Designing wave springs: your questions answered
10 May 2021
The Juno space probe uses over 60 different springs to perform three major functions: to open the doors to the solar panels, to guarantee the doors remain latched during flight, and to position the arms it uses to measure Jupiter’s structure. Of course, it’s not just in space probes where projects require springs with very specific requirements. Here, Simon Ward, Technical Manager at TFC, answers some questions about designing wave springs.
What is a wave spring?
An alternative to the traditional coil spring, wave springs are produced from pre-hardened flat wire and formed to a precise diameter with a sinusoidal waveform. When loaded, this means that they can act like a spring by deflecting and providing a preload between two surfaces. Therefore, wave springs can be used to preload seals or bearings, absorb shock, and compensate for dimensional variations and thermal tolerances.
How are wave springs manufactured?
Wave springs are manufactured by coiling flat wire on edge, known as ‘edge winding’. This process increases design flexibility and reduces the lead time for bespoke designs. It also ensures that prototype batches are manufactured in the same way as production parts, so any prototype or preproduction testing can be considered valuable production data.
With edge winding, only the required flat wire material is coiled, eliminating material waste.

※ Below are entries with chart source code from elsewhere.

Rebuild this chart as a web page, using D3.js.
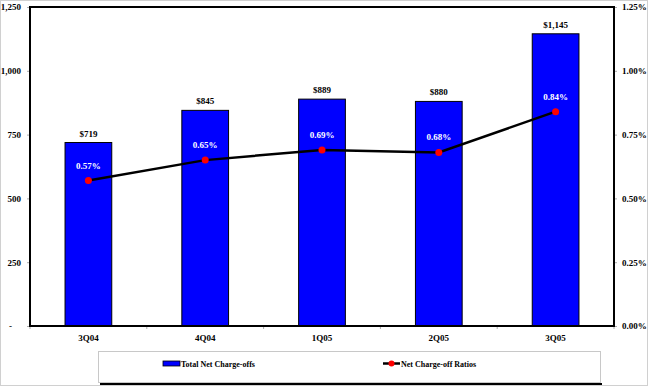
<!DOCTYPE html>
<html>
<head>
<meta charset="utf-8">
<script src="https://cdn.jsdelivr.net/npm/d3@7"></script>
<style>
  body { margin: 0; background: #fff; }
  svg { display: block; }
  text { font-family: "Liberation Serif", "Times New Roman", serif; font-weight: bold; }
</style>
</head>
<body>
<svg width="648" height="386"></svg>
<script>
const quarters = ['3Q04', '4Q04', '1Q05', '2Q05', '3Q05'];
const chargeOffs = [719, 845, 889, 880, 1145];
const ratios = [0.57, 0.65, 0.69, 0.68, 0.84];
const leftTicks = [0, 250, 500, 750, 1000, 1250];
const rightTicks = [0, 0.25, 0.5, 0.75, 1.0, 1.25];

const svg = d3.select('svg');
const largura = +svg.attr('width');
const altura = +svg.attr('height');

const marg = { cima: 7, direita: 34, baixo: 60, esquerda: 30 };
const innerL = largura - marg.esquerda - marg.direita;
const innerA = altura - marg.cima - marg.baixo;

const data = quarters.map((q, i) => ({ q, v: chargeOffs[i], r: ratios[i] }));

const x = d3.scaleBand().domain(quarters).range([0, innerL]).paddingInner(0.6).paddingOuter(0.3);
const yL = d3.scaleLinear().domain([0, 1250]).range([innerA, 0]);
const yR = d3.scaleLinear().domain([0, 1.25]).range([innerA, 0]);

// outer border
svg.append('rect').attr('x', 0.5).attr('y', 0.5).attr('width', largura - 1).attr('height', altura - 1)
  .attr('fill', 'none').attr('stroke', '#d0d0d0');

const g = svg.append('g').attr('transform', `translate(${marg.esquerda},${marg.cima})`);

// left axis
const axL = g.append('g').call(d3.axisLeft(yL).tickValues(leftTicks).tickSize(3).tickPadding(6)
  .tickFormat(d => d === 0 ? '-' : d3.format(',')(d)));
axL.select('.domain').remove();
axL.selectAll('line').attr('stroke', '#aaa');
axL.selectAll('text').attr('font-size', 9).attr('fill', '#000');
axL.selectAll('.tick').filter(d => d === 0).select('text').attr('dx', -9);

// right axis
const axR = g.append('g').attr('transform', `translate(${innerL},0)`)
  .call(d3.axisRight(yR).tickValues(rightTicks).tickSize(3).tickPadding(5)
  .tickFormat(d => d3.format('.2f')(d) + '%'));
axR.select('.domain').remove();
axR.selectAll('line').attr('stroke', '#aaa');
axR.selectAll('text').attr('font-size', 9).attr('fill', '#000');

// bottom axis tick marks at band boundaries
const bounds = d3.range(quarters.length + 1).map(i => i * innerL / quarters.length);
g.append('g').selectAll('line').data(bounds).enter().append('line')
  .attr('x1', d => d).attr('x2', d => d).attr('y1', innerA).attr('y2', innerA + 3)
  .attr('stroke', '#aaa');
g.append('g').selectAll('text').data(quarters).enter().append('text')
  .attr('x', d => x(d) + x.bandwidth() / 2).attr('y', innerA + 15)
  .attr('text-anchor', 'middle').attr('font-size', 9).text(d => d);

// bars
g.selectAll('rect.bar').data(data).enter().append('rect').attr('class', 'bar')
  .attr('x', d => x(d.q)).attr('y', d => yL(d.v))
  .attr('width', x.bandwidth()).attr('height', d => innerA - yL(d.v))
  .attr('fill', '#0000ff').attr('stroke', '#000').attr('stroke-width', 1);

// bar value labels
g.selectAll('text.val').data(data).enter().append('text').attr('class', 'val')
  .attr('x', d => x(d.q) + x.bandwidth() / 2).attr('y', d => yL(d.v) - 6)
  .attr('text-anchor', 'middle').attr('font-size', 9).text(d => '$' + d3.format(',')(d.v));

// plot frame
g.append('rect').attr('x', 0).attr('y', 0).attr('width', innerL).attr('height', innerA)
  .attr('fill', 'none').attr('stroke', '#000').attr('stroke-width', 2);

// line
const linha = d3.line().x(d => x(d.q) + x.bandwidth() / 2).y(d => yR(d.r));
g.append('path').datum(data).attr('d', linha).attr('fill', 'none')
  .attr('stroke', '#000').attr('stroke-width', 2.5);
g.selectAll('circle').data(data).enter().append('circle')
  .attr('cx', d => x(d.q) + x.bandwidth() / 2).attr('cy', d => yR(d.r)).attr('r', 3.5)
  .attr('fill', '#ff0000');
g.selectAll('text.rat').data(data).enter().append('text').attr('class', 'rat')
  .attr('x', d => x(d.q) + x.bandwidth() / 2).attr('y', d => yR(d.r) - 12)
  .attr('text-anchor', 'middle').attr('font-size', 9).attr('fill', '#fff')
  .text(d => d3.format('.2f')(d.r) + '%');

// legend
const leg = svg.append('g');
leg.append('rect').attr('x', 100).attr('y', 383).attr('width', 502).attr('height', 2).attr('fill', '#000');
leg.append('rect').attr('x', 98.5).attr('y', 351.5).attr('width', 502).attr('height', 31)
  .attr('fill', '#fff').attr('stroke', '#c8c8c8');
leg.append('rect').attr('x', 163).attr('y', 361).attr('width', 17).attr('height', 5)
  .attr('fill', '#0000ff').attr('stroke', '#000').attr('stroke-width', 0.8);
leg.append('text').attr('x', 181).attr('y', 367).attr('font-size', 8).text('Total Net Charge-offs');
leg.append('line').attr('x1', 383).attr('x2', 400).attr('y1', 363.5).attr('y2', 363.5)
  .attr('stroke', '#000').attr('stroke-width', 2.5);
leg.append('circle').attr('cx', 391.5).attr('cy', 363.5).attr('r', 3).attr('fill', '#ff0000');
leg.append('text').attr('x', 401).attr('y', 367).attr('font-size', 8).text('Net Charge-off Ratios');
</script>
</body>
</html>
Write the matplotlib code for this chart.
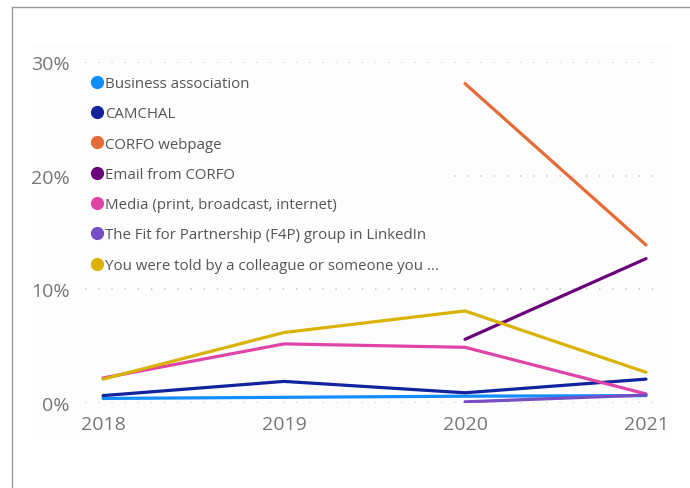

The circular-grain metallurgy also improves strength, and the cold rolling process causes metal grains to elongate and lock together, which provides good mechanical properties.
TFC’s engineers also use a ‘No-Tooling-Cost’ process, which reduces production times and allows any modifications, at the prototype stage, to be made quickly and easily. Therefore, this process can help provide an economical custom option in weeks, not months.